A Toshio Matsumoto se le nota comodísimo con un material propicio para derretir sus pretensiones nihilistas y trascendentales, derrochando pues toda su sapiencia a través de una fotografía en blanco y negro en la que los claro oscuros juegan un papel primordial tanto para embellecer el contorno como para ennegrecer los paisajes con tintes malsanos y obscenos. La cinta se conserva como un deleite para los sentidos, gracias a su escenificación preciosista, a la vez que minimalista. Matsumoto construyó así una especie de obra teatral de kabuki fragmentada en varios actos diferenciados todos ellos por unos diálogos de texto que anuncian el arranque de los mismos, transmutando el entorno formal en una representación del infierno, a lo que contribuye una iluminación perfectamente planificada para inquietar al espectador potenciada con toda una serie de artificios como rebobinados, ralentíes, repeticiones alienantes de la misma escena, juegos temporales que muestran el mismo espacio en tiempos distorsionados, bifurcaciones escénicas, ensoñaciones infectadas de un hilo de terror inmoral y finalmente una fotografía muy sensual, siendo el aspecto visual clave para lograr un hechizo severo en el espectador.

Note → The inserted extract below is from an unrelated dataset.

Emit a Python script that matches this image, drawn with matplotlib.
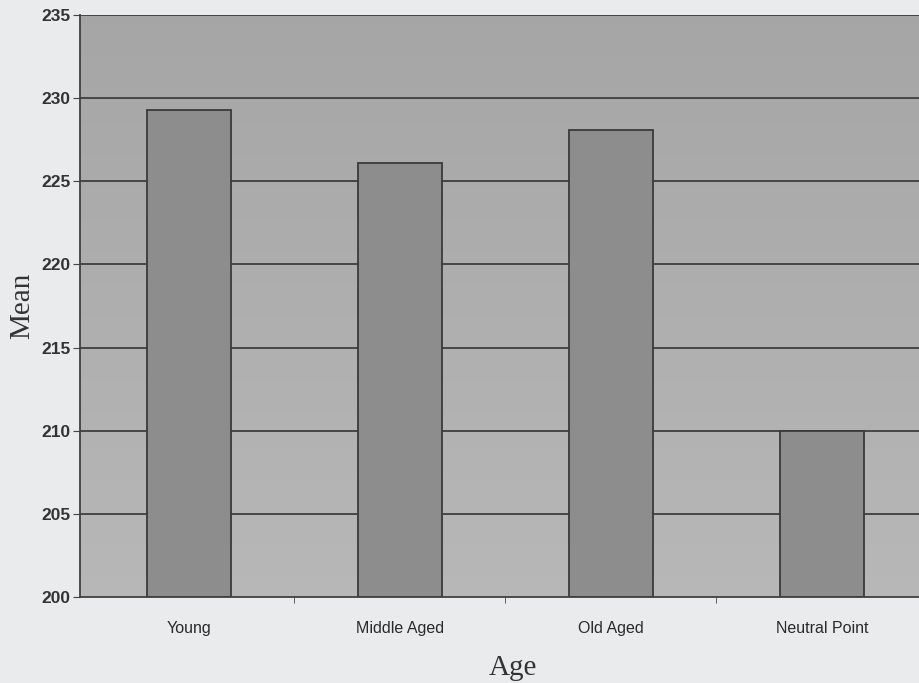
import numpy as np
import matplotlib.pyplot as plt

# mean score per age group
groups = ['Young', 'Middle Aged', 'Old Aged', 'Neutral Point']
means = [229.3, 226.1, 228.1, 210.0]
yticks = [200, 205, 210, 215, 220, 225, 230, 235]

fig = plt.figure(figsize=(9.2, 6.83), dpi=100)
fig.patch.set_facecolor('#e9ebec')
ax = fig.add_axes([0.087, 0.126, 0.913, 0.852])

xlo, xhi = -0.515, 3.465

# soft grey shading behind the bars, darker near the top
g = np.linspace(0.65, 0.72, 256)
shade = np.repeat(g[:, None, None], 3, axis=2)
ax.imshow(shade, aspect='auto', extent=(xlo, xhi, 200, 235), zorder=0)

ax.set_ylim(200, 235)
ax.set_xlim(xlo, xhi)
ax.set_yticks(yticks)
for y in yticks[1:]:
    ax.axhline(y, color='#353535', lw=1.2, zorder=1)

x = np.arange(len(groups))
ax.bar(x, [m - 200 for m in means], bottom=200, width=0.40,
       color='#8d8d8d', edgecolor='#3a3a3a', linewidth=1.3, zorder=2)

ax.set_xticks(x)
ax.set_xticklabels(groups, fontsize=11.5, family='Liberation Sans', color='#2a2a2a')
ax.set_xticks([0.5, 1.5, 2.5], minor=True)
ax.tick_params(axis='x', which='major', length=0, pad=17)
ax.tick_params(axis='x', which='minor', length=4, color='#444444')
ax.tick_params(axis='y', length=5, color='#444444', pad=2)
for lab in ax.get_yticklabels():
    lab.set_family('Liberation Sans')
    lab.set_fontsize(12.5)
    lab.set_fontweight('bold')
    lab.set_color('#333333')

for side in ['top', 'right']:
    ax.spines[side].set_visible(False)
for side in ['left', 'bottom']:
    ax.spines[side].set_color('#404040')
    ax.spines[side].set_linewidth(1.3)

ax.set_ylabel('Mean', family='Liberation Serif', fontsize=21, color='#333333', labelpad=4)
ax.set_xlabel('Age', family='Liberation Serif', fontsize=21, color='#333333')
ax.xaxis.set_label_coords(0.515, -0.1)

fig.savefig('out.png', dpi=100, facecolor=fig.get_facecolor())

En este sentido, Pandemonium supo transgredir los límites convencionales, contaminando su perfil con una trama que conjuga el clasicismo del pretérito teatro japonés con la ruptura divergente propia de la mirada de un outsider siempre dispuesto a desquiciar. El film se beneficia de un tono subversivo magnético de aromas sádicos que supone todo un ejercicio de estilo naufragando en unos terrenos farragosos que no renuncian a izar una perversa moraleja acerca del tormento que persigue a aquellos que se dejan vencer por sus debilidades, caligrafiando una parábola muy sutil y desgarradora gracias a la mezcla de experimentación y poesía. Una película turbia, elegante y retorcida que hinca el diente en el imaginario siempre fascinante de ese maestro del cine maldito que fue Toshio Matsumoto.